PROBLEM DESCRIPTION
Reproduce the lines below exactly, from the one containing "Emit a component" through the one containing "const SANS = 'Liberation", both included. Leave out any pictures.

RECORDED DATA

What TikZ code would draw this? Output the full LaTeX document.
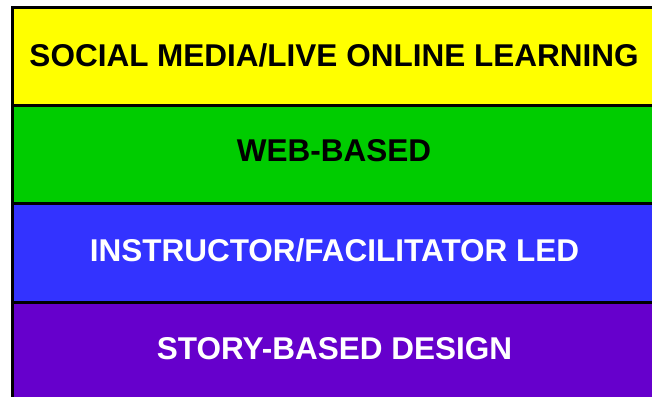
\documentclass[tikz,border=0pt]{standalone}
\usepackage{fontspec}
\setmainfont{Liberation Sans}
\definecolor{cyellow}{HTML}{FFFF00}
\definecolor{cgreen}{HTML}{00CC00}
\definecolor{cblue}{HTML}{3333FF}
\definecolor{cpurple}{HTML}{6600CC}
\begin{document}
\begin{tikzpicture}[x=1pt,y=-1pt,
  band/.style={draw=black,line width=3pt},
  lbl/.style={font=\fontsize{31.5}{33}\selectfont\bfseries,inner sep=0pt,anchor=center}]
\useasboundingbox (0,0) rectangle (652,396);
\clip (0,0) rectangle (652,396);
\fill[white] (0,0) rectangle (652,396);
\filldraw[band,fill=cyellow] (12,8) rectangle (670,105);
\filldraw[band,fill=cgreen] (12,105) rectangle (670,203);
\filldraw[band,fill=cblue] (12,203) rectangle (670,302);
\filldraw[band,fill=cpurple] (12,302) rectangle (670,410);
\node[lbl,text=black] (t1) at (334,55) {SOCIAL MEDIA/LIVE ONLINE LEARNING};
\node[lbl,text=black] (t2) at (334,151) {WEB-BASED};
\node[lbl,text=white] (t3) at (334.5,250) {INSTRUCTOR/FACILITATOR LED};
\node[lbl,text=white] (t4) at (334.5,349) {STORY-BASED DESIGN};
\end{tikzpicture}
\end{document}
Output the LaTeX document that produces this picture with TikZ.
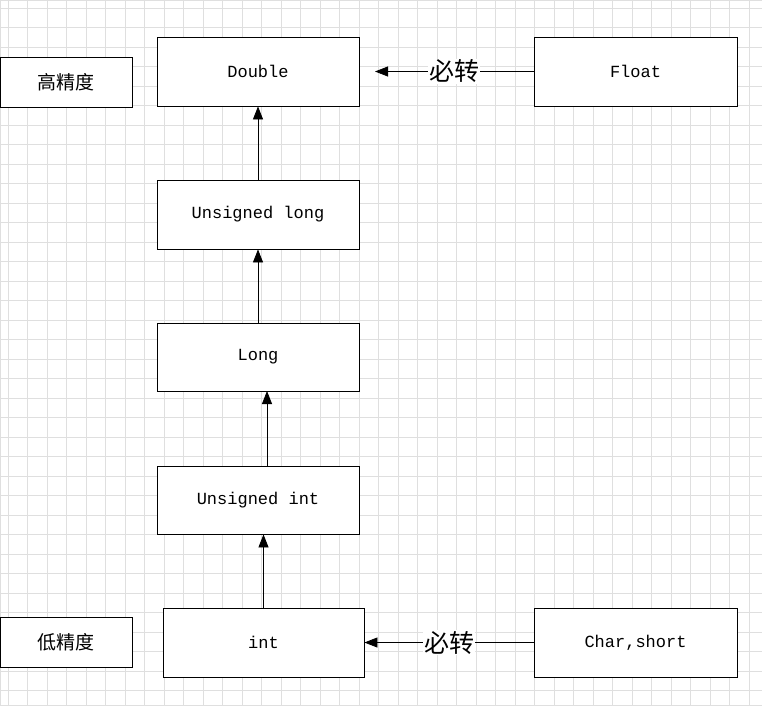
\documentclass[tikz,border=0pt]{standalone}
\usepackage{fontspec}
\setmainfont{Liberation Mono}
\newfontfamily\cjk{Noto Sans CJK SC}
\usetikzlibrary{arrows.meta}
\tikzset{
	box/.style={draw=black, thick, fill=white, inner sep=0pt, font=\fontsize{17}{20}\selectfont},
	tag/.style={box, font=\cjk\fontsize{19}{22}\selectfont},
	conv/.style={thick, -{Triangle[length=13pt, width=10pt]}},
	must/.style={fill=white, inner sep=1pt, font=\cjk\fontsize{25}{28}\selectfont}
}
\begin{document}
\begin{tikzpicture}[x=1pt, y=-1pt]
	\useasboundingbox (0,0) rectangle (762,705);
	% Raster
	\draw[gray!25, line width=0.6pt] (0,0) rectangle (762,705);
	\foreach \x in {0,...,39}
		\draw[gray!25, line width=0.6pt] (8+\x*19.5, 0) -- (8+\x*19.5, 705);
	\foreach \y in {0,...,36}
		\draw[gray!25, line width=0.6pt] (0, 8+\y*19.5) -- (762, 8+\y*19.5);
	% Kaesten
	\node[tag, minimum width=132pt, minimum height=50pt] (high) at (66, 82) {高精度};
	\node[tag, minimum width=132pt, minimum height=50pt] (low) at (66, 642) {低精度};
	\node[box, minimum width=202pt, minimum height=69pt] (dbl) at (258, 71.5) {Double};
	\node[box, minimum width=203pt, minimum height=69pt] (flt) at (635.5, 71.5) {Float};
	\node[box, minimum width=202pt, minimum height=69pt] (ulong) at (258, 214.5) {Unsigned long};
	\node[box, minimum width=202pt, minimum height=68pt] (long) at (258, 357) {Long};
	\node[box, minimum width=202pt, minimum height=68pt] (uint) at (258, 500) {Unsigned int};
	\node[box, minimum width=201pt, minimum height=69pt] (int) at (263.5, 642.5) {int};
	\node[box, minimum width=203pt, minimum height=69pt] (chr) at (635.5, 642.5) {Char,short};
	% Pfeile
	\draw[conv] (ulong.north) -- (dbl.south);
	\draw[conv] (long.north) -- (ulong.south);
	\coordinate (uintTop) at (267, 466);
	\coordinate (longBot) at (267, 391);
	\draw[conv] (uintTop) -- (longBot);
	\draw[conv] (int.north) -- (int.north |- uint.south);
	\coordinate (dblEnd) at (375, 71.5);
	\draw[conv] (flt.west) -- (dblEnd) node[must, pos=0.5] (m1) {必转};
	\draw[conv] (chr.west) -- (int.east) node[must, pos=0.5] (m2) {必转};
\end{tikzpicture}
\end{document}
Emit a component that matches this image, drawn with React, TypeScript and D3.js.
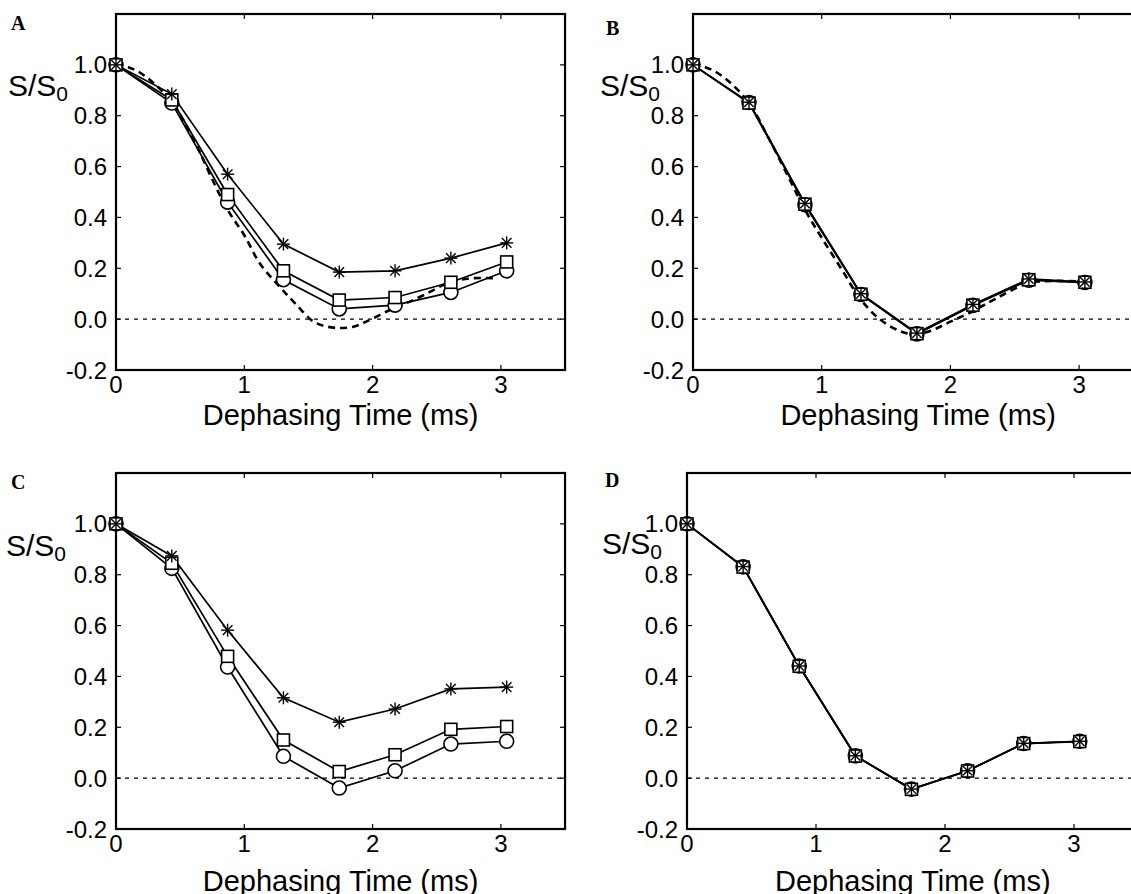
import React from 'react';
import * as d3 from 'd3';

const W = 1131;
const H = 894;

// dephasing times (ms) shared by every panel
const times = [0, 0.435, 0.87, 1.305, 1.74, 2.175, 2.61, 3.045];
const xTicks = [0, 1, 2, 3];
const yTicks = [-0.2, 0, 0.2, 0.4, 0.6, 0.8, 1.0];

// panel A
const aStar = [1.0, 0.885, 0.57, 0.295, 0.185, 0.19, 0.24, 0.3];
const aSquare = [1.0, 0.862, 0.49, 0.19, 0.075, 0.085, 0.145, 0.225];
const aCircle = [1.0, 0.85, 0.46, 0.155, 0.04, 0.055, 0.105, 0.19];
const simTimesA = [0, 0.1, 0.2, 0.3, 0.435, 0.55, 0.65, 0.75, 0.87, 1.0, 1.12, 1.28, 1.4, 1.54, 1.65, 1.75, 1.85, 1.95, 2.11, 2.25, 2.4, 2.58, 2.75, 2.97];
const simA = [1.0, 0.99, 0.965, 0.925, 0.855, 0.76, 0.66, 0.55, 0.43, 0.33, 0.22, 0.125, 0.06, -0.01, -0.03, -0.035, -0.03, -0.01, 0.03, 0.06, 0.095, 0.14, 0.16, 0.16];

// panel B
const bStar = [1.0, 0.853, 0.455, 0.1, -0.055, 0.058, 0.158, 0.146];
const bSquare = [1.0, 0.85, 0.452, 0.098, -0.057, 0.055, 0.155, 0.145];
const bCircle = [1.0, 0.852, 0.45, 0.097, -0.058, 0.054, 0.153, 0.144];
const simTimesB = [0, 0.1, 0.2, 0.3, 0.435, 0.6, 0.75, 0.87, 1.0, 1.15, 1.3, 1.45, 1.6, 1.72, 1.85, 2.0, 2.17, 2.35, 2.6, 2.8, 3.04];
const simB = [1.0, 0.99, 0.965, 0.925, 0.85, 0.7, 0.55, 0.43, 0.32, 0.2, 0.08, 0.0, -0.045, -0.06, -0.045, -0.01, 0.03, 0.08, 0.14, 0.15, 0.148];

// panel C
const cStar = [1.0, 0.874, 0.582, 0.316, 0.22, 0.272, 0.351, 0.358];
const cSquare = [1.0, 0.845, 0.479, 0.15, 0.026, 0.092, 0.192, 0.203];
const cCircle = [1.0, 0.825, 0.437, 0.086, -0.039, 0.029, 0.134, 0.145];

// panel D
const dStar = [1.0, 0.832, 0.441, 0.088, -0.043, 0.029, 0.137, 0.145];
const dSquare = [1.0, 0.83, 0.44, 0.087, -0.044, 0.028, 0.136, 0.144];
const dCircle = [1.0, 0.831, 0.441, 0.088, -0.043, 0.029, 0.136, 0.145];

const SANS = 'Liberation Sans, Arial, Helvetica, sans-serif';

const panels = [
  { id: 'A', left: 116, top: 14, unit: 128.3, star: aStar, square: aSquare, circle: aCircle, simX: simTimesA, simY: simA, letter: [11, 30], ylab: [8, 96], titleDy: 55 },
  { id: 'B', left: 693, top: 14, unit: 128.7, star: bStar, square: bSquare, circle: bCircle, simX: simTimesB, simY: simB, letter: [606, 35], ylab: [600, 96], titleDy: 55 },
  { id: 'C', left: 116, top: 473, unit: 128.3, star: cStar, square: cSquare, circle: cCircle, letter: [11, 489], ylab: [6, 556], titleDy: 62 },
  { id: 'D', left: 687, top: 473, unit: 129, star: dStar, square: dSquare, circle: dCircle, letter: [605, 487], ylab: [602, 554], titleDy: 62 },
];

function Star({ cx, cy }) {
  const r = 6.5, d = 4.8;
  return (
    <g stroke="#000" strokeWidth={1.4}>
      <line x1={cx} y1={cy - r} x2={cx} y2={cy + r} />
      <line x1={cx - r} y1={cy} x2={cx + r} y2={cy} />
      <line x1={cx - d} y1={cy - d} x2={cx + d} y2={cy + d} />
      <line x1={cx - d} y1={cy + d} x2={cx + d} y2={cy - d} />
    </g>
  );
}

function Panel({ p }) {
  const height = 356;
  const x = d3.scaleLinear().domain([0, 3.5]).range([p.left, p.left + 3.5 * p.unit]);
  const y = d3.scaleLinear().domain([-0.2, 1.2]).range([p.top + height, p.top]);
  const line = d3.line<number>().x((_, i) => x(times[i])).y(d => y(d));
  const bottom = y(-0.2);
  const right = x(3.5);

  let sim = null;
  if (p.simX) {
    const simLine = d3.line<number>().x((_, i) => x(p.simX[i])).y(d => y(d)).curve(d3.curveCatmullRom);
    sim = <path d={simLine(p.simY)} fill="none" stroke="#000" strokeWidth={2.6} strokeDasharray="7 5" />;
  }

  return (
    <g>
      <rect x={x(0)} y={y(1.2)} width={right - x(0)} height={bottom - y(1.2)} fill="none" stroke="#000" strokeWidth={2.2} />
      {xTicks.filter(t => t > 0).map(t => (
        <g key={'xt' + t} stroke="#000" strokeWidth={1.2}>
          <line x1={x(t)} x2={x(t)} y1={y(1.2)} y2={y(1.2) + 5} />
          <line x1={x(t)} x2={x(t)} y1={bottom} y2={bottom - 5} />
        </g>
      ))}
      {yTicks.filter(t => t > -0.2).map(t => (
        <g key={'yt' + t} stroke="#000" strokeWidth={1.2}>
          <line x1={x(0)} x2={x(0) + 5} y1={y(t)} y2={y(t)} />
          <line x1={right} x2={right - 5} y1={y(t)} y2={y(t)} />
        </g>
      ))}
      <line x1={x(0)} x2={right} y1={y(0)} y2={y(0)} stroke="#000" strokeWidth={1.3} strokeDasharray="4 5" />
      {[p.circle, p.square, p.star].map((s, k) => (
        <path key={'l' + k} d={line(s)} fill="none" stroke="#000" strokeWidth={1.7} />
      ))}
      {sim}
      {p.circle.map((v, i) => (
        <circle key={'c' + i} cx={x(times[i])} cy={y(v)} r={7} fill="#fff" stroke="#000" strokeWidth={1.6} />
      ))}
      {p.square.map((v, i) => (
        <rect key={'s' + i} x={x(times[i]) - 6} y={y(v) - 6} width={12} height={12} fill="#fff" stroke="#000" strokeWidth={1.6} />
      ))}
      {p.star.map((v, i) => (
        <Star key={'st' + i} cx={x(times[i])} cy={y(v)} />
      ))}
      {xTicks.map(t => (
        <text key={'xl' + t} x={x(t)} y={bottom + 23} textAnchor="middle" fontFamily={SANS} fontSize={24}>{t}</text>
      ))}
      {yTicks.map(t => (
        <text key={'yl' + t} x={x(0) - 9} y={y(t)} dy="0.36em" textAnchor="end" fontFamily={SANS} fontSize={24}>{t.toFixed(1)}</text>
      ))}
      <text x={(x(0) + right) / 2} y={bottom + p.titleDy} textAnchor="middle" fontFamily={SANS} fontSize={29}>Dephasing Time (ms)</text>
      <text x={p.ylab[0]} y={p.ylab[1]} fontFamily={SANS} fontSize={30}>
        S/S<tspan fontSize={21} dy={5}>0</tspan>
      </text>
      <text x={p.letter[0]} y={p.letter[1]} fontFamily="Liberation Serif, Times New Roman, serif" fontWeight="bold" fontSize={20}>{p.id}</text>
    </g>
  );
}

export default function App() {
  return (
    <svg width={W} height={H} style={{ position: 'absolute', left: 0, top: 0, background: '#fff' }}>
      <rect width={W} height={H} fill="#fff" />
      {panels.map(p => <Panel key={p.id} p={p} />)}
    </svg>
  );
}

PROBLEM SOLUTION
Emit a component that matches this image, drawn with React, TypeScript and D3.js.
import React from 'react';
import * as d3 from 'd3';

const W = 1131;
const H = 894;

// dephasing times (ms) shared by every panel
const times = [0, 0.435, 0.87, 1.305, 1.74, 2.175, 2.61, 3.045];
const xTicks = [0, 1, 2, 3];
const yTicks = [-0.2, 0, 0.2, 0.4, 0.6, 0.8, 1.0];

// panel A
const aStar = [1.0, 0.885, 0.57, 0.295, 0.185, 0.19, 0.24, 0.3];
const aSquare = [1.0, 0.862, 0.49, 0.19, 0.075, 0.085, 0.145, 0.225];
const aCircle = [1.0, 0.85, 0.46, 0.155, 0.04, 0.055, 0.105, 0.19];
const simTimesA = [0, 0.1, 0.2, 0.3, 0.435, 0.55, 0.65, 0.75, 0.87, 1.0, 1.12, 1.28, 1.4, 1.54, 1.65, 1.75, 1.85, 1.95, 2.11, 2.25, 2.4, 2.58, 2.75, 2.97];
const simA = [1.0, 0.99, 0.965, 0.925, 0.855, 0.76, 0.66, 0.55, 0.43, 0.33, 0.22, 0.125, 0.06, -0.01, -0.03, -0.035, -0.03, -0.01, 0.03, 0.06, 0.095, 0.14, 0.16, 0.16];

// panel B
const bStar = [1.0, 0.853, 0.455, 0.1, -0.055, 0.058, 0.158, 0.146];
const bSquare = [1.0, 0.85, 0.452, 0.098, -0.057, 0.055, 0.155, 0.145];
const bCircle = [1.0, 0.852, 0.45, 0.097, -0.058, 0.054, 0.153, 0.144];
const simTimesB = [0, 0.1, 0.2, 0.3, 0.435, 0.6, 0.75, 0.87, 1.0, 1.15, 1.3, 1.45, 1.6, 1.72, 1.85, 2.0, 2.17, 2.35, 2.6, 2.8, 3.04];
const simB = [1.0, 0.99, 0.965, 0.925, 0.85, 0.7, 0.55, 0.43, 0.32, 0.2, 0.08, 0.0, -0.045, -0.06, -0.045, -0.01, 0.03, 0.08, 0.14, 0.15, 0.148];

// panel C
const cStar = [1.0, 0.874, 0.582, 0.316, 0.22, 0.272, 0.351, 0.358];
const cSquare = [1.0, 0.845, 0.479, 0.15, 0.026, 0.092, 0.192, 0.203];
const cCircle = [1.0, 0.825, 0.437, 0.086, -0.039, 0.029, 0.134, 0.145];

// panel D
const dStar = [1.0, 0.832, 0.441, 0.088, -0.043, 0.029, 0.137, 0.145];
const dSquare = [1.0, 0.83, 0.44, 0.087, -0.044, 0.028, 0.136, 0.144];
const dCircle = [1.0, 0.831, 0.441, 0.088, -0.043, 0.029, 0.136, 0.145];

const SANS = 'Liberation Sans, Arial, Helvetica, sans-serif';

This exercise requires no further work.